Required work |
Among the lines of these entries, how many hold the word "this"? State only the number.

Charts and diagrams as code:

########################################

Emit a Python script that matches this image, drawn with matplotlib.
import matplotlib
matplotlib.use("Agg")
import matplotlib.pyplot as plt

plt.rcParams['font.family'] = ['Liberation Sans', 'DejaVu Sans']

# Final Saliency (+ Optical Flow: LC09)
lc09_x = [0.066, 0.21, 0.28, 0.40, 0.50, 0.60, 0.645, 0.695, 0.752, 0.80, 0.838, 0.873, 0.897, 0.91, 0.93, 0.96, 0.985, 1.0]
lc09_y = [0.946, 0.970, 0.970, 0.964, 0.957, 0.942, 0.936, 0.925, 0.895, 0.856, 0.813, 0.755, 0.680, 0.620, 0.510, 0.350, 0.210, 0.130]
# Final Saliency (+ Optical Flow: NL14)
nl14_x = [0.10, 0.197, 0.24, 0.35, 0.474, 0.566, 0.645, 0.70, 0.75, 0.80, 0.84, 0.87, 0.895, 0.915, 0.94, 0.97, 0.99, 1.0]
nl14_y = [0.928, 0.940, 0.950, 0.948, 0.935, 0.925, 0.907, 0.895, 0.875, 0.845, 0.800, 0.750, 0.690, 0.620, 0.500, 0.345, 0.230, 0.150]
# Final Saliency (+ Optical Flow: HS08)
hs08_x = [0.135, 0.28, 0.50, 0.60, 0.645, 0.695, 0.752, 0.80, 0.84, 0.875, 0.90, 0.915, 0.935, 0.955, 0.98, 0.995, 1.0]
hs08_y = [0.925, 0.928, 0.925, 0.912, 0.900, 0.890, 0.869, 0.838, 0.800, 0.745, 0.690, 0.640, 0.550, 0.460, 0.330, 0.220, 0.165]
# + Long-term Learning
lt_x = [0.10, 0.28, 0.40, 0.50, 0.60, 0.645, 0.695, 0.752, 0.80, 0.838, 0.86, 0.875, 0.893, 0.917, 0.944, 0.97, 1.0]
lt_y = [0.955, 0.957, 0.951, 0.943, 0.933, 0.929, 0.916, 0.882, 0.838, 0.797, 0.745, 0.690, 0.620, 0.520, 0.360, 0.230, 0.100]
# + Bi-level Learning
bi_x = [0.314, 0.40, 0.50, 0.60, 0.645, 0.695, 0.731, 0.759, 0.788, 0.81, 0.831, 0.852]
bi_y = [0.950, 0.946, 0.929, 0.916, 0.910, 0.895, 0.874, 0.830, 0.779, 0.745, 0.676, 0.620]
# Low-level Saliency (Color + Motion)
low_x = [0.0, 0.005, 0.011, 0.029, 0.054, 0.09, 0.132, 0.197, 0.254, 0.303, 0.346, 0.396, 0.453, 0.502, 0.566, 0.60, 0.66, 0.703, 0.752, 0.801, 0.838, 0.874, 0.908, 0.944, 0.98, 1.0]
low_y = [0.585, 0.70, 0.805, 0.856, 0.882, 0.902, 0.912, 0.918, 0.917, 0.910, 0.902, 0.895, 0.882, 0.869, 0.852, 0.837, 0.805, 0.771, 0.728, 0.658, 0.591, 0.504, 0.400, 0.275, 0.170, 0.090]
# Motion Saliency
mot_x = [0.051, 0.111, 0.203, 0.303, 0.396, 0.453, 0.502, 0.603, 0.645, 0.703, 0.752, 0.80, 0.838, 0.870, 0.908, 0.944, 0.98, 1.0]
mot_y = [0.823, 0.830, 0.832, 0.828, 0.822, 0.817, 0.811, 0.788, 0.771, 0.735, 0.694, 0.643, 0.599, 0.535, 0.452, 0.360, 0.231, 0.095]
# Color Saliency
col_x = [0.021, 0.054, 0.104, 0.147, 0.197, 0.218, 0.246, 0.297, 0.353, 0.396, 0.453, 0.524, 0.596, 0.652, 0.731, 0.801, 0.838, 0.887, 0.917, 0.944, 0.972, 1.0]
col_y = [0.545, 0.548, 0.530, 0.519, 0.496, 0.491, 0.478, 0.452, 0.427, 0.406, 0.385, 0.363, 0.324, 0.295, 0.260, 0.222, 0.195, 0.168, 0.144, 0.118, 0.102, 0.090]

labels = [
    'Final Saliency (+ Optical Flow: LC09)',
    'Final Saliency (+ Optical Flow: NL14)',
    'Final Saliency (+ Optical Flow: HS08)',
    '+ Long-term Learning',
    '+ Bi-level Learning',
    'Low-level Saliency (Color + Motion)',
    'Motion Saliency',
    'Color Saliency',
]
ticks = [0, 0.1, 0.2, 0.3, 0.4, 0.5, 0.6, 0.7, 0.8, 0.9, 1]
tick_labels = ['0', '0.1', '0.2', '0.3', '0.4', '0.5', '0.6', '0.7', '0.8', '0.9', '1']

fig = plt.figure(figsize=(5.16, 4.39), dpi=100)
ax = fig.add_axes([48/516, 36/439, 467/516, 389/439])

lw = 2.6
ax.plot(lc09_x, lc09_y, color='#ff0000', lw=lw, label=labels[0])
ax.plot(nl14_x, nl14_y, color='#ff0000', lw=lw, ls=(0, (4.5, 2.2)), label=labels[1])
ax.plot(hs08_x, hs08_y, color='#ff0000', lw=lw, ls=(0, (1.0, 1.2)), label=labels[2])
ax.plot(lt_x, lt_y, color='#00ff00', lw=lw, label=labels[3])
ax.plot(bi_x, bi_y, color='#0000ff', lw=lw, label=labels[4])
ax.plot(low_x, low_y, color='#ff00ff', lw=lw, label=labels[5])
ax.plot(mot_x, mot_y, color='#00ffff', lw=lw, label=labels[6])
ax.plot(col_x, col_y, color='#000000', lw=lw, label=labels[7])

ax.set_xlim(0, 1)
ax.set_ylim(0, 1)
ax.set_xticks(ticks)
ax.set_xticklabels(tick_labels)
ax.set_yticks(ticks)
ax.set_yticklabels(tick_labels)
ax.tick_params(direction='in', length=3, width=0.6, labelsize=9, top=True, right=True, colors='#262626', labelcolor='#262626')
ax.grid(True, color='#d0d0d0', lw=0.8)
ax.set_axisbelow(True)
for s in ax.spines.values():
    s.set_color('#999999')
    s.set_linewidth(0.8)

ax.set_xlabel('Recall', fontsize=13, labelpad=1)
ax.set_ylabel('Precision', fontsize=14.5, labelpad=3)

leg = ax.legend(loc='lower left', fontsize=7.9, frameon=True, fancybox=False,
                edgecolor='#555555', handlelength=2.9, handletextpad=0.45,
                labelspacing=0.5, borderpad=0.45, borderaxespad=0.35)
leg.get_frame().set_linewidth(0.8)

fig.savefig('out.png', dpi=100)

########################################

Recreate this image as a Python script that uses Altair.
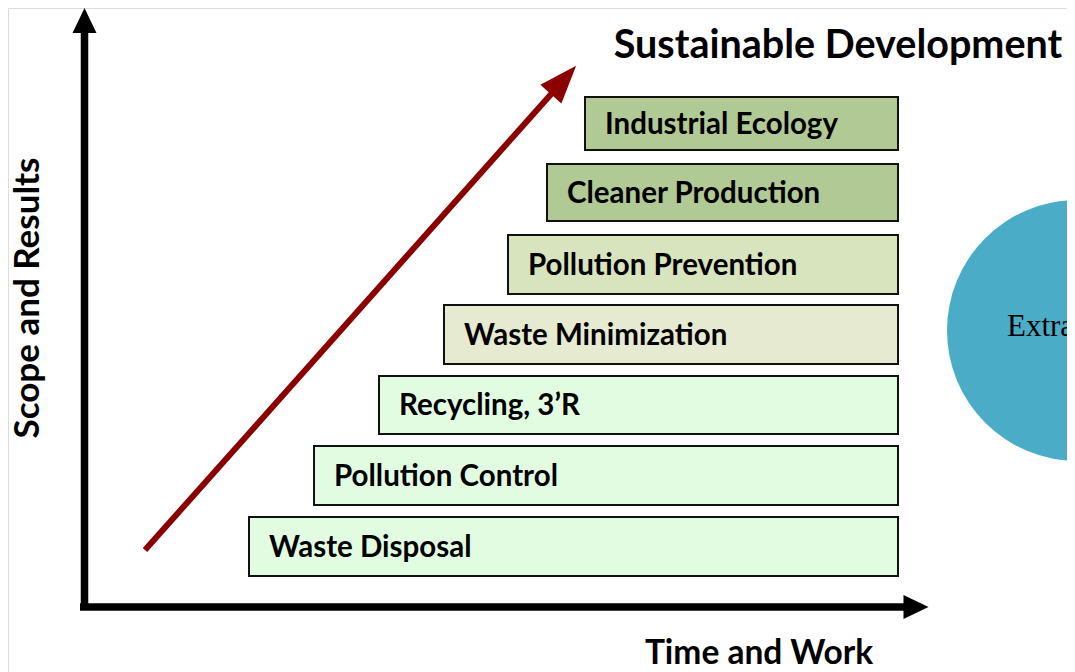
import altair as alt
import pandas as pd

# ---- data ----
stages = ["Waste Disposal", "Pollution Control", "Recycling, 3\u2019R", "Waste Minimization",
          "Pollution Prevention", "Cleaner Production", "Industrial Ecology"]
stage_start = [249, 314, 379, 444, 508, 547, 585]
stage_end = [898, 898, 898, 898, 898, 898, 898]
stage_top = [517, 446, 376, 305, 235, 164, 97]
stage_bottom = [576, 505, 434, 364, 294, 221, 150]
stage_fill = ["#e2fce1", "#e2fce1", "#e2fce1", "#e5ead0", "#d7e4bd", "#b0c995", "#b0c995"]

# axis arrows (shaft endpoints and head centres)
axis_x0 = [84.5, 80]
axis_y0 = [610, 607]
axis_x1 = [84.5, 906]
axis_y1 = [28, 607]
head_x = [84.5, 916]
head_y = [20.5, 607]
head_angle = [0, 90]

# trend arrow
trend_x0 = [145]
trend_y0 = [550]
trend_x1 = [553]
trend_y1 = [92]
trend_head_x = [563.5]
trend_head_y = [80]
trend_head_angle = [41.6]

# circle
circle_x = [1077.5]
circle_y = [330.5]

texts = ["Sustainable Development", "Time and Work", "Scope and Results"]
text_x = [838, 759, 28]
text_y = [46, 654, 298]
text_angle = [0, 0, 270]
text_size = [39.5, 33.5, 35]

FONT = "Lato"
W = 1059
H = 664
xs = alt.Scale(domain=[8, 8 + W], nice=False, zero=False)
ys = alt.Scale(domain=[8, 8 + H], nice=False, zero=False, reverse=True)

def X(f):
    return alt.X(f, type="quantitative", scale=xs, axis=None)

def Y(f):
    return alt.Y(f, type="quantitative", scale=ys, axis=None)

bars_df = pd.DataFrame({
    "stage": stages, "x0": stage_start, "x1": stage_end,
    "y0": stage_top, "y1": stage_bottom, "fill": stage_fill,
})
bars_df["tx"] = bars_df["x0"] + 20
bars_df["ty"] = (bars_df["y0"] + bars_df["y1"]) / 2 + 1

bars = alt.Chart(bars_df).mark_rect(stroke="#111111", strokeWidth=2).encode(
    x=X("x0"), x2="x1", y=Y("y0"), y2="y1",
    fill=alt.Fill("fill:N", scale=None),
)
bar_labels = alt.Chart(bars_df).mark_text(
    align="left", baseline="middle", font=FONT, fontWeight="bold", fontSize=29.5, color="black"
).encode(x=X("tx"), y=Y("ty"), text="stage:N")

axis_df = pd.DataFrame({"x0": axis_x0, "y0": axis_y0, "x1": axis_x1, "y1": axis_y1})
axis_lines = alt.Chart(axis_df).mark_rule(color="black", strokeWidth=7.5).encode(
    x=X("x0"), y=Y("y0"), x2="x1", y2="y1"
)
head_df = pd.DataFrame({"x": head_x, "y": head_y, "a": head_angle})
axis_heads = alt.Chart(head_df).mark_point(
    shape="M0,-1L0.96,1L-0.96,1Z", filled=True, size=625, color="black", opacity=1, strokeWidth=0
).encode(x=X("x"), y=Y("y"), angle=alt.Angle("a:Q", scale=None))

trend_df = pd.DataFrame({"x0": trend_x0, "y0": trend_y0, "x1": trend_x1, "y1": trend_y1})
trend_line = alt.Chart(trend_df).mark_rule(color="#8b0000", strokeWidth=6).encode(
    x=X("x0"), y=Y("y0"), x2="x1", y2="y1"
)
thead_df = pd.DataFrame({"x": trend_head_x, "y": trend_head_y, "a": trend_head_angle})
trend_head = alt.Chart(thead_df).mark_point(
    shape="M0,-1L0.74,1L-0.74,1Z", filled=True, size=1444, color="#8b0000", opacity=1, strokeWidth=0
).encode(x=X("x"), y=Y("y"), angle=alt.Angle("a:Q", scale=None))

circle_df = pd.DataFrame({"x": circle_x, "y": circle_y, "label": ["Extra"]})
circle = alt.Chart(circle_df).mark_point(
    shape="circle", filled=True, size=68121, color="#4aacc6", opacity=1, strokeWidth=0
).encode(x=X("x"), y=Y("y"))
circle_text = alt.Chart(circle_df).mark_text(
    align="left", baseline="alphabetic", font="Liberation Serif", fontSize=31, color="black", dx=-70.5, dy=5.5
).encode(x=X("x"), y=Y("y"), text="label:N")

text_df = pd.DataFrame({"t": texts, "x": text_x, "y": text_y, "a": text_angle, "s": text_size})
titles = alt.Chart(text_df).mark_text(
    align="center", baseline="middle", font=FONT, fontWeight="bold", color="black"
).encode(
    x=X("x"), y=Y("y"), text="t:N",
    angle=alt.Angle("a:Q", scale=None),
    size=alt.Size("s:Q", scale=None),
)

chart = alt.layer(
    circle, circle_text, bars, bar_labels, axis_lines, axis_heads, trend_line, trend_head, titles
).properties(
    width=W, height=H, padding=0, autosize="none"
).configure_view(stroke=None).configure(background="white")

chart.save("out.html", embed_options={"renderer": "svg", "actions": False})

########################################

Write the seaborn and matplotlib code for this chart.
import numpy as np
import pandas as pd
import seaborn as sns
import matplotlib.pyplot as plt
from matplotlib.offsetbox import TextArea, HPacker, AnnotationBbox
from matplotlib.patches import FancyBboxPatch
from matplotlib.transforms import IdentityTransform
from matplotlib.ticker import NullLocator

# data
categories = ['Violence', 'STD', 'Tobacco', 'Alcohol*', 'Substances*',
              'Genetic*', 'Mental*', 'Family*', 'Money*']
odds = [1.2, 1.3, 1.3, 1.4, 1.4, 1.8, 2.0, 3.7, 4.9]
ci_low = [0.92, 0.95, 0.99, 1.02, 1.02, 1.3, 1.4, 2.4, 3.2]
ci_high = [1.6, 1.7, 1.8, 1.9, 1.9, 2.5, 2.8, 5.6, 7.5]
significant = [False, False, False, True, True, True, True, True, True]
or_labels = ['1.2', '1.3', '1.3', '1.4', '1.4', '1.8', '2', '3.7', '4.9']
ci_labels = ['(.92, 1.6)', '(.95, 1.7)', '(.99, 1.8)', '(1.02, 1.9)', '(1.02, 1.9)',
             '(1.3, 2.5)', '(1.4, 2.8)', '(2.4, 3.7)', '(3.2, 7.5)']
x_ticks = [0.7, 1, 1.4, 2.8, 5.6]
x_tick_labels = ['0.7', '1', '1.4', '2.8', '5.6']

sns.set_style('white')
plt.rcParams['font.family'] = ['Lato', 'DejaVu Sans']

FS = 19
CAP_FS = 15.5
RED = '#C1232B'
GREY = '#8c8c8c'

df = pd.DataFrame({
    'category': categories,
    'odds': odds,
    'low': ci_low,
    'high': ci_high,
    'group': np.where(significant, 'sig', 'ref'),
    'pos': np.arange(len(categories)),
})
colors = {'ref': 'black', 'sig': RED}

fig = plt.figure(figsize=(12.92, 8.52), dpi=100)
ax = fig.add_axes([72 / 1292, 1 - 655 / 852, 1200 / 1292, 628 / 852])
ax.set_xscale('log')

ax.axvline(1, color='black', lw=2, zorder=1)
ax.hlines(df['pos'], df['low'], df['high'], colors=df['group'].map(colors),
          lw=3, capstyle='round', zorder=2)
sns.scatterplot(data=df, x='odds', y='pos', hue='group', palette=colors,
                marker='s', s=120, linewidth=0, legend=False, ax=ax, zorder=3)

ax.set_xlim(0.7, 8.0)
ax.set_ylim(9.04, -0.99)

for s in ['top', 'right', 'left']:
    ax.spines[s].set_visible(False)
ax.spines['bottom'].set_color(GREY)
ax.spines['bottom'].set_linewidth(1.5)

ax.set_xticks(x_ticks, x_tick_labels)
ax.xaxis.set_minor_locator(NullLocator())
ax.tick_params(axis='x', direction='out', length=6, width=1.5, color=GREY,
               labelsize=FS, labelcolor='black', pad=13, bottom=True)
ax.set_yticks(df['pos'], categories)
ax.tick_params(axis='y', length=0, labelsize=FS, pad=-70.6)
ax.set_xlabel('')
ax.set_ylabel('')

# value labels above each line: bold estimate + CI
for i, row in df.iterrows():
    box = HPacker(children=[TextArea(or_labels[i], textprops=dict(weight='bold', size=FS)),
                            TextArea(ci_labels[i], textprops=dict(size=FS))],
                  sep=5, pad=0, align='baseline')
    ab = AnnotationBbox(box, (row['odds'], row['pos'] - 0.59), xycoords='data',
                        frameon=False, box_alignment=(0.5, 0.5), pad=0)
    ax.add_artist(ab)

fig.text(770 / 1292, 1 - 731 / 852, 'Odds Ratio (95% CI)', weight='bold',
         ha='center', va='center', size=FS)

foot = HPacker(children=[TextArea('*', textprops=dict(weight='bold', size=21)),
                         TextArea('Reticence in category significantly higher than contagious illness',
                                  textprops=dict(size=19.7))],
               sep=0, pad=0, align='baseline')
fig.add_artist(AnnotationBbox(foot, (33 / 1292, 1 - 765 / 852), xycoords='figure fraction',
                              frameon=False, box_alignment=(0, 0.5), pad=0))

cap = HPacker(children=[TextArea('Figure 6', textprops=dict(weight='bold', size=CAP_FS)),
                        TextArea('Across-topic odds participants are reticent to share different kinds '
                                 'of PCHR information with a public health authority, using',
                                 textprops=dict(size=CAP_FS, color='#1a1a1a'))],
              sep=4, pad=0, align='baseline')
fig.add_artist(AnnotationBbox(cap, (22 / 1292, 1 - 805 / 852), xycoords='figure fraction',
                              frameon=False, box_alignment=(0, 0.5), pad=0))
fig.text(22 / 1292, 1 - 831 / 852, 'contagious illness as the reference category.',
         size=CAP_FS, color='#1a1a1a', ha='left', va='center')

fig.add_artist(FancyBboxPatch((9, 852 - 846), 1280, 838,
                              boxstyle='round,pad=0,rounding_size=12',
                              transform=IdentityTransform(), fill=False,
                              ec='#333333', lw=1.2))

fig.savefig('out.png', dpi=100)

########################################

Answer below |
3